La papauté, Marie et la Bible
En fait, il n’y a aucun passage biblique qui fasse allusion directement et clairement à la papauté, ce qui permet aux protestants d’affirmer que cette institution n’a pas de fondement biblique mais est plutôt le fruit d’une évolution historique. Le passage de Matthieu 16,18-19, n’est pas interprété de la même façon par les catholiques, les protestants et les orthodoxes, et l’interprétation catholique qui en fait le fondement de la papauté n’est qu’une interprétation parmi d’autres possibles. Quant à Marie, si elle est présente dans plusieurs passages du Nouveau Testament, on serait bien en mal d’y retrouver les dogmes mariologiques tels que l’assomption ou l’immaculée conception ou quoi que ce soit qui puisse en faire une médiatrice ou la reine du ciel. Là encore, le fondement est ailleurs que dans la Bible. Dans le catholicisme, tout n’est pas dans la Bible.
La Tradition
Quoi qu’il en soit, ce n’est pas la différence entre les canons protestants et catholiques de la Bible qui sont à l’origine des perceptions différentes qu’ont catholiques et protestants quant au rôle de l’évêque de Rome et à la place de la mère de Jésus dans la foi. C’est plutôt un rapport différent à la tradition. Dans le catholicisme, la Bible fait partie de la Tradition (avec un T majuscule parce que vue comme divine) dont l’Église romaine est la gardienne et l’interprète. Pour les protestants, la Bible est la seule autorité en matière de foi et le protestantisme relativise la tradition de l’Église et les traditions humaines, refusant de rendre absolu quoi que ce soit qui puisse venir masquer ou brouiller la proclamation de l’Évangile. Chez les protestants, ce n’est pas la Bible qui est soumise à l’interprétation de l’Église, mais bien l’Église qui doit être soumise à la Bible. La tradition, chez les protestants, n’a pas d’autorité normative définitive. Le protestantisme ne rejette pas la tradition, le faire serait se priver de 2000 ans de réflexion sur la foi, il cherche à lui donner sa juste place par rapport à l’Écriture. Mais tout article de foi doit avoir un fondement biblique ; la tradition ne suffit pas, et toute tradition doit être remise en question à la lumière de la Bible.

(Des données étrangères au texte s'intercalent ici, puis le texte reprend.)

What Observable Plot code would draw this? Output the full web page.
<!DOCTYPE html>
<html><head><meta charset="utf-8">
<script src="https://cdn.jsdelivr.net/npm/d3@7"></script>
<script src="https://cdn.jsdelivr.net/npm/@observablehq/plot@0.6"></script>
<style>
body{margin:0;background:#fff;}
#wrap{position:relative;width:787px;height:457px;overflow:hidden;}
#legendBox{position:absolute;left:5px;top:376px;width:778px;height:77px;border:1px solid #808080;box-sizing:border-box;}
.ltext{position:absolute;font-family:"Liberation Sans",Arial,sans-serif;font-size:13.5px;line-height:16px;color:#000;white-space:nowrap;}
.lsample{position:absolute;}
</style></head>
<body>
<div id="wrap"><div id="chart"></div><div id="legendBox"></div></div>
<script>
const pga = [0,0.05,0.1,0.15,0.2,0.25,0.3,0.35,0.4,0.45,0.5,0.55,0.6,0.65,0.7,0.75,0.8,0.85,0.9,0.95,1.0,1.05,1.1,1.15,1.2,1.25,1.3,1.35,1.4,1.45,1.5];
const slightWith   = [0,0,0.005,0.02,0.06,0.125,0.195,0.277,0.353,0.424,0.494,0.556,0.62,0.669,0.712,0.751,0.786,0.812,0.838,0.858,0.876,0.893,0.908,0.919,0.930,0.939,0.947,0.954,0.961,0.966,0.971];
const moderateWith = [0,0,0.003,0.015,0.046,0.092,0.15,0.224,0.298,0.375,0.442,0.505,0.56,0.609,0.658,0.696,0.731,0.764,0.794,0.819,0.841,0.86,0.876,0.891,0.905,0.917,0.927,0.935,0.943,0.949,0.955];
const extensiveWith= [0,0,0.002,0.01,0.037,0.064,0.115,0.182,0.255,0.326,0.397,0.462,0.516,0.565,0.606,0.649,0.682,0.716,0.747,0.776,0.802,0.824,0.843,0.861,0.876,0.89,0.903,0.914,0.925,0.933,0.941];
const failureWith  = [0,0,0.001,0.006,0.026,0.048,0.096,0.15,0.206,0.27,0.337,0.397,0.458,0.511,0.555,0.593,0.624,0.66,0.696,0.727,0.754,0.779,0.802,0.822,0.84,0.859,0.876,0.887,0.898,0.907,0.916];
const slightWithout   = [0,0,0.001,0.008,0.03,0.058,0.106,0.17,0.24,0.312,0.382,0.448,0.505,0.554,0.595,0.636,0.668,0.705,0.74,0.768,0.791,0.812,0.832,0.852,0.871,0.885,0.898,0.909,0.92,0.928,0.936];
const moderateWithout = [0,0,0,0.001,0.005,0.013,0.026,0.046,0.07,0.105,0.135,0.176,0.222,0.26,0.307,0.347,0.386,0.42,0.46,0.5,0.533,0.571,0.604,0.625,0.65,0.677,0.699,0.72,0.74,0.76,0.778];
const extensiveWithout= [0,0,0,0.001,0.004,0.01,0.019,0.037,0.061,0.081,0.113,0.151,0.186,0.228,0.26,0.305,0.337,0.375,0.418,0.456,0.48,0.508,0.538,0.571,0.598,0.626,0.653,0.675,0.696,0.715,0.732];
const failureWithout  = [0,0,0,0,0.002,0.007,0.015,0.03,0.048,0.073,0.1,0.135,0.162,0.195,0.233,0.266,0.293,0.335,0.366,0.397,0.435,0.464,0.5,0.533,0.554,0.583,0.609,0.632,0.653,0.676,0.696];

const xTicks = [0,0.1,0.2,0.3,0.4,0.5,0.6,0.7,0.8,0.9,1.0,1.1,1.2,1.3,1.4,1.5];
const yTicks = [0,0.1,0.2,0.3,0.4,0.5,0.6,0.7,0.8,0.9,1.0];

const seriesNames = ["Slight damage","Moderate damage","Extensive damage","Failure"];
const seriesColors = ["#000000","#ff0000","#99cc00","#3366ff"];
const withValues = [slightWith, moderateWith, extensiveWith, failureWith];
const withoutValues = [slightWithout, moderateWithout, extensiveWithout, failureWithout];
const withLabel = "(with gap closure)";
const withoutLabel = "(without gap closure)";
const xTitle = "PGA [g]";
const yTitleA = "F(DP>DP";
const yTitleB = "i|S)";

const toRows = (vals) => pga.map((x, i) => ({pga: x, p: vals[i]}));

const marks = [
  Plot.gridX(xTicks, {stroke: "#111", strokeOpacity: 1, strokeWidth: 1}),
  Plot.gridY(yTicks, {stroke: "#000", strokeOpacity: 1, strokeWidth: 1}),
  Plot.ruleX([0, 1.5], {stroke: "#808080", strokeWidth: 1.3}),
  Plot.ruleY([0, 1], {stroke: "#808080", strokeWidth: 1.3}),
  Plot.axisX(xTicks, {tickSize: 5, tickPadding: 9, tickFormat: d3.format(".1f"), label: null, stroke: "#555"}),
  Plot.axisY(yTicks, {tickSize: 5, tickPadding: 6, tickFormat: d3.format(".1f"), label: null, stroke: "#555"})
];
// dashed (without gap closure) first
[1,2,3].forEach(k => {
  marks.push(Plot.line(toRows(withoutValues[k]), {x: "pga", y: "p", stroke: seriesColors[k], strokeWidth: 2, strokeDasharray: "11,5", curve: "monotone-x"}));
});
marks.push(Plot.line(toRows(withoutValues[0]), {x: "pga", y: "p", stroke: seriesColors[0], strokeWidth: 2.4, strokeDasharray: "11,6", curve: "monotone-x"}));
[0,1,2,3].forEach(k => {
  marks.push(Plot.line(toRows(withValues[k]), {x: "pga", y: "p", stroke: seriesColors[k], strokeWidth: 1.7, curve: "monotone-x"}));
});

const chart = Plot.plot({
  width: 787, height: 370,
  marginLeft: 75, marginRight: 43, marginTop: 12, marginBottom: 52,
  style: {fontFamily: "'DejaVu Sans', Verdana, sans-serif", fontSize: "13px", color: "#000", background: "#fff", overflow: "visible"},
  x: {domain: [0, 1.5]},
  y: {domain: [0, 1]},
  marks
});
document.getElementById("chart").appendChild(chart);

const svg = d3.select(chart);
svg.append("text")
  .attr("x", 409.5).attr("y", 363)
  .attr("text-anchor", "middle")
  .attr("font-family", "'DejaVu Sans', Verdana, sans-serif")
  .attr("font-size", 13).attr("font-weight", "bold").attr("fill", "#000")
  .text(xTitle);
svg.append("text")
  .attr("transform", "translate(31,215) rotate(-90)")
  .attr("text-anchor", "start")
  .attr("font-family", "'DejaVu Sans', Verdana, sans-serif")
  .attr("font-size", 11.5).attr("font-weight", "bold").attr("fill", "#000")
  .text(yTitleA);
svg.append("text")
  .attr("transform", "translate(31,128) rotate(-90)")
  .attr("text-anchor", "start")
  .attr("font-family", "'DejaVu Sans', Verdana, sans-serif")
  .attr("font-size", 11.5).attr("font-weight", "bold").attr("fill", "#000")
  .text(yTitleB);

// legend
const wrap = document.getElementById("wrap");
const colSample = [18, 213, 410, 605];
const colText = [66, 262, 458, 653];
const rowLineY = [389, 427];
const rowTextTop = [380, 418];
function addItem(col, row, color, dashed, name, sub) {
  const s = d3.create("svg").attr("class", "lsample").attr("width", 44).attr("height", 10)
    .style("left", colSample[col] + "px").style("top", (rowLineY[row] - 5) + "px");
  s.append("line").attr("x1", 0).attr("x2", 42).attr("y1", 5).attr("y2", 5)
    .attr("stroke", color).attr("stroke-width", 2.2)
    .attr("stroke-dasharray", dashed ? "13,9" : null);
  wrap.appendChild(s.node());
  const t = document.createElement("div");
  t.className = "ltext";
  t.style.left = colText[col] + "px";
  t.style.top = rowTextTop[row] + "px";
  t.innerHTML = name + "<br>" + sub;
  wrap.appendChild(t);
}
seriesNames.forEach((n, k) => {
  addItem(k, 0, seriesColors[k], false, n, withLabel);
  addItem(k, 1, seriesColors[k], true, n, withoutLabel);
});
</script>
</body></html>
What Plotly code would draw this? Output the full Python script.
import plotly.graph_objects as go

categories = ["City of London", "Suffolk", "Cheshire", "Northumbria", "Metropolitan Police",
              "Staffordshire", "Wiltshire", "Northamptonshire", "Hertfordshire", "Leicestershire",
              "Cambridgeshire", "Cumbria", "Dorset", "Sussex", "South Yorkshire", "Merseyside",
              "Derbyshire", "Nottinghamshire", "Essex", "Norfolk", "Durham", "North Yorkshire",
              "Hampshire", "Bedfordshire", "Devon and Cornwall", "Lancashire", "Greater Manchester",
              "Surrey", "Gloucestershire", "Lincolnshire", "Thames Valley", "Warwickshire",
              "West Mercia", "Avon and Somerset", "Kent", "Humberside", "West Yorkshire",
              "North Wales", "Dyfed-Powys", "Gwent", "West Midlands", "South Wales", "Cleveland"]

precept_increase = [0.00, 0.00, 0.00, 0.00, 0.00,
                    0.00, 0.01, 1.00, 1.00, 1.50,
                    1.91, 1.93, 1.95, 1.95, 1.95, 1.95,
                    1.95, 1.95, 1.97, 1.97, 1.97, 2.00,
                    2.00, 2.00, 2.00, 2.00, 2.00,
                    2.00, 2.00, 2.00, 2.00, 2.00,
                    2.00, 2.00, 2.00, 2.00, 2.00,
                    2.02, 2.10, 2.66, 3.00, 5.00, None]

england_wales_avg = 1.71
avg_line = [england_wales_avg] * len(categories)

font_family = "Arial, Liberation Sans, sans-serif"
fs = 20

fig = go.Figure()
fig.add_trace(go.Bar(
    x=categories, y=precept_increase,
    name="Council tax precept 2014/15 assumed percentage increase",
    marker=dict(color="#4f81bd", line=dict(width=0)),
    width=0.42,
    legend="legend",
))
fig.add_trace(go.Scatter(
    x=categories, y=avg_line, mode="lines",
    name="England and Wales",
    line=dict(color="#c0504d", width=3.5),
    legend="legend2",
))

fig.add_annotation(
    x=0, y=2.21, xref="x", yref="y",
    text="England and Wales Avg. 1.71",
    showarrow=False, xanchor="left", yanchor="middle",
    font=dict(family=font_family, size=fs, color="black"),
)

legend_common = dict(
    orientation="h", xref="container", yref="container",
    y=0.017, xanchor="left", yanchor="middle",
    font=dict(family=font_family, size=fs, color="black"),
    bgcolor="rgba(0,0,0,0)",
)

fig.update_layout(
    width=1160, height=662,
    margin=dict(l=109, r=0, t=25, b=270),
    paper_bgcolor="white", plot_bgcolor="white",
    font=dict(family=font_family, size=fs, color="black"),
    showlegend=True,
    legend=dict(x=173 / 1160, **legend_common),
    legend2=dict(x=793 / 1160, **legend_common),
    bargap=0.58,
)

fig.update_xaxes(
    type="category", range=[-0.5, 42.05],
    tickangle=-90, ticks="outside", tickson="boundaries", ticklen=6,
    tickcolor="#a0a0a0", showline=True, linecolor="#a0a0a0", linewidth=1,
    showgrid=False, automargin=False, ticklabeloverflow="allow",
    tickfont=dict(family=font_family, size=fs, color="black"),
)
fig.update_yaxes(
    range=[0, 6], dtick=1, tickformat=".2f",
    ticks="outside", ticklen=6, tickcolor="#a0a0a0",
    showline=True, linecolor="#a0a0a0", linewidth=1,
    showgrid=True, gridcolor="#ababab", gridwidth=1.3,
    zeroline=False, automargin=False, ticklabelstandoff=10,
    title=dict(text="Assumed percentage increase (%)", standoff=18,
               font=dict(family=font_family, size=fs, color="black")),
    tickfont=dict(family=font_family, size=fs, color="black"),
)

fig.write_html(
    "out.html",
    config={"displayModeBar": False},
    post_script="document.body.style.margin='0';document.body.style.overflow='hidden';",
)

Les sept livres deutérocanoniques ou apocryphes servent plutôt de fondement scripturaire, dans le catholicisme, à autre chose que la papauté ou la Vierge. Parmi ces doctrines catholiques qui utilisent les deutérocanoniques comme appui, mentionnons le purgatoire et l’utilité de la prière pour les morts.
Alors, pour revenir à la question : NON, les protestants n’ont pas enlevé de la Bible les passages traitant du pape (il n’y en a pas dans la Bible!) et de la Vierge Marie (intégralement conservés dans les bibles protestantes). Et ce n’est pas dans les canons bibliques catholique et protestant différents qu’il faut chercher la raison des divergences confessionnelles sur la papauté et Marie, mais bien dans un rapport différent à la tradition : normative, source de vérité et d’autorité égale à la Bible pour l’Église catholique ; relative et sans autorité comparable à celle de l’Écriture sainte pour les Églises protestantes.
Stéphane Gaudet est rédacteur en chef de la revue Notre-Dame-du-Cap (Québec).